The Law Society has told rule-makers they should reconsider plans to enable so-called ‘Calderbank’ offers to be taken into account when the family court is considering whether to make a costs order.
The Ministry of Justice opened consultation on the issue in July and believes amendments to the Family Procedure Rules could encourage parties to engage more reasonably and responsibly in negotiations. Currently the court is required to take into account any open offer to settle when considering whether to make an order requiring one party to pay the costs of another party in light of their conduct.
Any offer which is not open, or an offer made ‘without prejudice’ (that is to say, a Calderbank offer) is currently not admissible and cannot be taken into account on a costs decision.
In its consultation response, the Law Society said Calderbank offers, which are clearly marked as such, should have recognition for the purpose of costs rules, but this was not an ideal solution, and more consideration should be given to other factors such as wealth, needs and the timing of such offers.
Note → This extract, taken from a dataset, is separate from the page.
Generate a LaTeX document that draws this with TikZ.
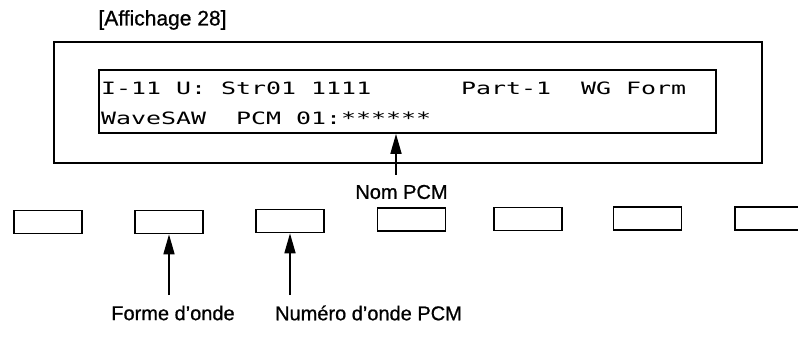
\documentclass[tikz,border=0pt]{standalone}
\usepackage{fontspec}
\setmainfont{Liberation Sans}
\newfontfamily\lblfont[FakeBold=0.8]{Liberation Sans}
\newfontfamily\lcdfont[FakeStretch=1.466]{DejaVu Sans Mono}
\usetikzlibrary{arrows.meta}
\begin{document}
\begin{tikzpicture}[x=1pt,y=-1pt,
  box/.style={draw, line width=1.7pt, inner sep=0pt},
  btn/.style={draw, line width=1.7pt, minimum width=68pt, minimum height=23pt, inner sep=0pt},
  lbl/.style={font=\lblfont\fontsize{20}{24}\selectfont, inner sep=0pt},
  lcdtxt/.style={font=\lcdfont\fontsize{17}{20}\selectfont, inner sep=0pt, anchor=base west},
  arr/.style={line width=1.7pt, -{Triangle[length=20pt,width=11pt]}}]
\useasboundingbox (0,0) rectangle (798,358);
% title
\node[lbl, font=\lblfont\fontsize{21}{24}\selectfont] (title) at (162.5,20) {[Affichage 28]};
% display frames
\node[box, minimum width=708pt, minimum height=121pt] (frame) at (408,102.5) {};
\node[box, minimum width=617pt, minimum height=63pt] (lcd) at (407.5,101.5) {};
% LCD text
\node[lcdtxt] (l1a) at (101,95) {I-11 U: Str01 1111};
\node[lcdtxt] (l1b) at (461,95) {Part-1};
\node[lcdtxt] (l1c) at (581,95) {WG Form};
\node[lcdtxt] (l2a) at (101,125) {WaveSAW};
\node[lcdtxt] (l2b) at (236,125) {PCM 01:******};
% buttons
\node[btn] (b1) at (48,222) {};
\node[btn] (b2) at (169,222) {};
\node[btn] (b3) at (290,221) {};
\node[btn] (b4) at (411.5,219.5) {};
\node[btn] (b5) at (528,219) {};
\node[btn] (b6) at (647.5,218.5) {};
\node[btn] (b7) at (769,218.5) {};
% labels
\node[lbl] (nom) at (401.5,192) {Nom PCM};
\node[lbl] (forme) at (173,313) {Forme d’onde};
\node[lbl] (numero) at (368.5,313) {Numéro d’onde PCM};
% arrows
\coordinate (tn) at (396,175);
\coordinate (t2) at (169,295);
\coordinate (t3) at (290,295);
\draw[arr] (tn) -- (tn |- lcd.south);
\draw[arr] (t2) -- (b2.south);
\draw[arr] (t3) -- (b3.south);
\end{tikzpicture}
\end{document}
The Society said any consideration of privileged offers should not be categorised as litigation conduct, which is different and usually the subject of strong condemnation by the courts where costs have been incurred unnecessarily through the way one party has conducted themselves in the litigation.
‘We think the Family Procedure Rules should have a new set of its own costs rules and we would want to see detailed guidance included in a bespoke practice direction on costs,’ added the Society.
‘The hope that open offers would bring about more settlements, put pressure on unreasonable parties to settle and compromise cases to avoid high costs has proved unrealistic and unreasonable in practice.’
The response noted that solicitors had particular reservations about cases where one party was a litigant in person and the other is represented. Here, it was felt the complexities of Calderbank-type offers and nuanced multifaceted terms of settlement could place LiPs at a significant disadvantage.